US Tax Treatment of a UK Self-invested personal pension (SIPP)

We have had many clients with British retirement accounts and pensions, which often cause US tax complications. Self-invested personal pensions (SIPP) can be a complex account for US tax purposes. A straightforward pension for a British person can be very complex for a US Citizen or Green Cardholder.

What is a SIPP?

A SIPP is a pension scheme in the United Kingdom which helps you save money. Unlike a typical employer-provided pension, it is viewed as a more attractive pension plan option because of the control that you have in terms of where you want it to invest the money.

Is the SIPP Protected by the US-UK Tax Treaty?

Because earnings of a US expat in the UK are subject to taxation by both nations, the two countries entered into a tax treaty that determines what income is taxable by each. Any income sources that are not covered by the treaty are generally subject to both nations’ tax rules. Though your SIPP is a retirement plan by design, it will only receive protection under the tax treaty if it is “wrapped” as a pension plan in the UK, meaning it complies with certain rules.

If the SIPP is covered by the tax treaty, you still need to determine if you want to claim protection. If you do, then contributions and gains will not be taxed until distribution. If you do not claim protection, then contributions and gains are reportable, but you may get a Foreign Tax Credit on your US taxes.

UK pensions do not qualify as retirement plans under US tax law because they are not established in the USA. Despite this, the current US/UK income tax treaty allows US persons to claim relief in three ways:

  • On certain contributions to plans
  • On income and gains within the plan before there is a distribution or benefit
  • On amounts drawn from the plan that are UK tax-free

In practice, however, a lack of clarity in the relevant provisions makes applying the treaty relief complicated and subject to interpretation.

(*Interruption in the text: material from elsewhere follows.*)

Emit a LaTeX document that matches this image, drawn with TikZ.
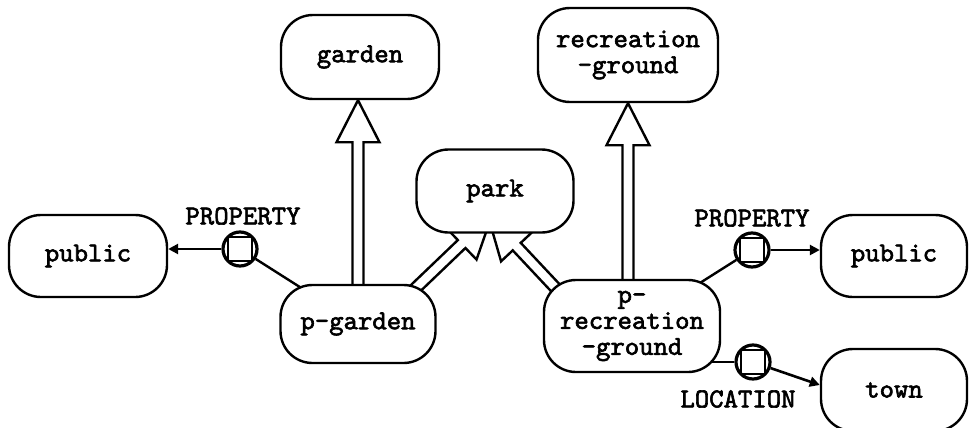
\documentclass[tikz,border=0pt]{standalone}
\usepackage{fontspec}
\setmonofont{lmmono10-regular.otf}[BoldFont=lmmono10-regular.otf, BoldFeatures={FakeBold=2.2}]
\usetikzlibrary{calc,arrows.meta}
\pgfdeclarelayer{bg}
\pgfsetlayers{bg,main}
\tikzset{
  box/.style={draw, fill=white, rounded corners=16pt, line width=1.2pt,
    align=center, inner sep=0pt},
  propc/.style={circle, draw, fill=white, line width=1.6pt, minimum size=17pt, inner sep=0pt},
  propsq/.style={draw, line width=1.1pt, minimum size=12pt, inner sep=0pt},
  lbl/.style={inner sep=0pt},
  hollow/.style={draw, fill=white, line width=1.2pt, line join=miter},
  conn/.style={line width=1.2pt},
  tipconn/.style={line width=1.3pt, -{Triangle[length=5pt,width=5pt]}}
}
\newcommand\hollowarrow[2]{%
  \coordinate (hP) at ($(#2)!21pt!(#1)$);
  \draw[hollow] ($(#1)!2.75pt!90:(#2)$) -- ($(hP)!2.75pt!-90:(#1)$)
    -- ($(hP)!10.75pt!-90:(#1)$) -- (#2) -- ($(hP)!10.75pt!90:(#1)$)
    -- ($(hP)!2.75pt!90:(#1)$) -- ($(#1)!2.75pt!-90:(#2)$) -- cycle;}
\begin{document}
\begin{tikzpicture}[x=0.5pt,y=-0.5pt,font=\fontsize{13.7}{13}\selectfont\ttfamily\bfseries]
\useasboundingbox (0,0) rectangle (969,428);
\node[box, minimum width=79pt, minimum height=42pt] (garden) at (360,57) {garden};
\node[box, minimum width=90pt, minimum height=47pt] (rec) at (628,55) {recreation\\-ground};
\node[box, minimum width=78.5pt, minimum height=41.5pt] (park) at (495,191) {park};
\node[box, minimum width=79pt, minimum height=41pt] (publ) at (88,256) {public};
\node[box, minimum width=77.5pt, minimum height=39pt] (pg) at (358,324) {p-garden};
\node[box, minimum width=88pt, minimum height=46pt] (prec) at (632,326) {p-\\recreation\\-ground};
\node[box, minimum width=73pt, minimum height=41pt] (pubr) at (894,256) {public};
\node[box, minimum width=73pt, minimum height=41pt] (town) at (894,390) {town};
\node[propc] (pl) at (240,249) {};
\node[propsq] (plsq) at (pl) {};
\node[propc] (pr) at (752,250) {};
\node[propsq] (prsq) at (pr) {};
\node[propc] (loc) at (753,362) {};
\node[propsq] (locsq) at (loc) {};
\node[lbl] (tpl) at (243,216) {PROPERTY};
\node[lbl] (tpr) at (752,218) {PROPERTY};
\node[lbl] (tloc) at (738,399) {LOCATION};
\begin{pgfonlayer}{bg}
  \coordinate (gB) at (pg.center |- garden.south);
  \hollowarrow{pg.center}{gB}
  \coordinate (rA) at (rec.south |- prec.center);
  \hollowarrow{rA}{rec.south}
  \coordinate (dA) at ($(pg.center)+(40,-19)$);
  \coordinate (dB) at ($(park.center)+(-3,24)$);
  \hollowarrow{dA}{dB}
  \coordinate (eA) at ($(prec.center)+(-52,-12)$);
  \coordinate (eB) at ($(park.center)+(-7,25)$);
  \hollowarrow{eA}{eB}
  \draw[conn] (pg.center) -- (pl);
  \draw[tipconn] (pl) -- (pl -| publ.east);
  \draw[conn] (prec.center) -- (pr);
  \draw[tipconn] (pr) -- (pr -| pubr.west);
  \draw[conn] (prec.center |- loc.center) -- (loc);
  \coordinate (tw) at ($(town.west)+(0,-5)$);
  \draw[tipconn] (loc) -- (tw);
\end{pgfonlayer}
\end{tikzpicture}
\end{document}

With SIPPs, for example, while the treaty can protect an individual from US taxation on income and gains in a pension plan, additional reporting obligations for non-US trusts may arise.

In fact, the treaty may not always benefit US taxpayers. In some cases, it makes sense to waive treaty benefits and include income and gains from a pension scheme, particularly with an employer plan. This can happen when the contributions or the full vested accrued benefit can be added to US taxable income with little or no increase in the resulting tax, for example. Doing so allows the basis to build up in the plan for US tax purposes and the individual to use UK tax credits to offset the increased income. If a taxpayer is transferring funds to a SIPP, they may also choose to forgo the treaty and treat the transfer as taxable in the US (but relieved by foreign tax credits).

In such cases, the amounts in question are taxable only once in the US. They should be tracked to ensure that pension payments at retirement take account of previously taxed income for US purposes.


US taxpayers face complications to keep UK pension savings tax-efficient and comply with US tax reporting requirements. Advice is essential.